Figure 3. Vertical cross-section along the adit axis (above) and three dimensional scheme of the adit (below) showing the location of overcoring and flat jack tests.
A 3D numerical model was developed to integrate the various measurements in order to define the stress field that better fits all sets of results from the different testing techniques. The paper discusses how the determination of the stress spatial variations may help ascertain the loading mechanism at the origin of the measured stress field as well as the long-term rheological behavior of the equivalent geo-material under consideration.
4 IN SITU STRESS MEASUREMENTS
Hydraulic tests
Hydraulic tests involved two different techniques, hydraulic fracturing (HF) and hydraulic testing of pre-existing fractures (HTPF), following the procedures described by Haimson & Cornet (2003). The hydraulic testing equipment used for these measurements includes an inflatable straddle packer system together with an electrical imaging device (Cornet et al., 2003).
For HF, a portion of a borehole free of pre-existing fractures is isolated with the straddle inflatable packer. The pressure is progressively raised in the isolated interval till a hydraulic fracture develops at the so called breakdown pressure Pb (Figure 4). Then the fracture is extended till it reaches zones outside the domain of influence of the borehole. When the fracture no longer extends, the hydraulic injection system is kept shut for some time (a few minutes) to monitor the subsequent pressure decay. This testing period is called the shut-in period. At the end of shut-in, the system is shortly bled (a few seconds) and the subsequent pressure build-up is observed for a few minutes. This part of the test is called flow-back and ends the first testing cycle. This testing cycle is repeated at least twice and sometimes more, when results show some drifting from one cycle to the next (Figure 4). The pressure at which the fracture closes is called the instantaneous shut-in pressure Ps. It is equal to the normal stress component acting on the fracture plane, i.e. the natural minimum principal stress component when the hydraulic fracture has propagated far enough from the borehole.

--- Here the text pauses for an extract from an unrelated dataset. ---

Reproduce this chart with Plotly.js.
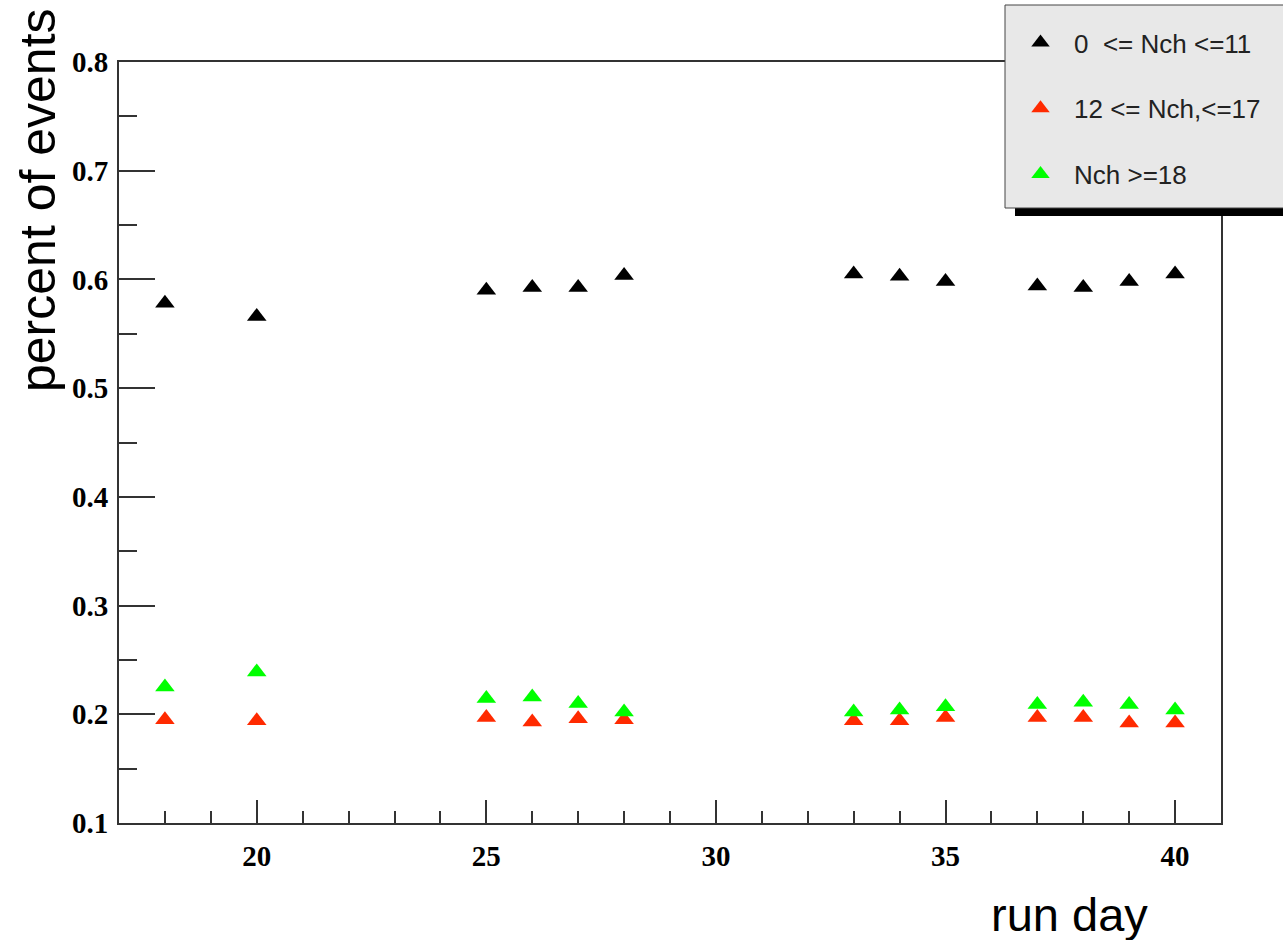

Figure 4. Typical curve for the interval pressure record versus time during a hydraulic fracturing test. Pb is the breakdown pressure and Ps is the instantaneous shut-in pressure.
The HTPF procedure is very similar to the HF procedure except that the isolated borehole portion is supposed to already include one single pre-existing fracture. The pressure is raised sufficiently slowly to insure a uniform pressure distribution within the fracture close to the borehole. When the injection pressure reaches the normal stress accross the fracture plane, the fracture opens. This quasi-static fracture opening operation changes all the components of the stress field in the vicinity of the fracture except the stress component normal to the fracture plane. Once the fracture has been opened up to distances far enough from the borehole, the instantaneous shut-in pressure of HTPF yields an estimate of the normal stress component perpendicular to the fracture plane away from the borehole. The geometry and orientation of the tested fractures are determined through a comparison between the oriented electrical images obtained before and after hydraulic tests.
Evaluation of the uncertainty on HF and HTPF measurements was made by estimating a 99% confidence interval for the normal stresses and fractures orientations (Cornet et al., 2003).
5 Overcoring tests
The overcoring method is based on the stress relief principle. It yields the complete stress state at the corresponding location through a single overcoring operation, provided linear elasticity applies. For these measurements the Stress Tensor Tube (STT), initially developed by Rocha & Silvério (1969), was used.
The STT strain measurement device is a hollow epoxy resin cylinder with an outer diameter of 35 mm, an approximate length of 20 cm, and a thickness of 2 mm (Figure 5). The cell has 10 electrical resistance strain gauges embedded in positions normal to the faces of a regular icosahedron, which enables equal sampling of the strain field in all directions (Pinto & Cunha, 1986). The cell includes a metal capsule that houses the data acquisition unit as well as a thermocouple. Readings of all strain gauges and of the temperature are conducted at fixed time intervals (60 seconds) and then are stored in the local memory.
Data acquisition
Strain gauges Data acquisition
Strain gauges
Figure 5. STT cell and data acquisition unit.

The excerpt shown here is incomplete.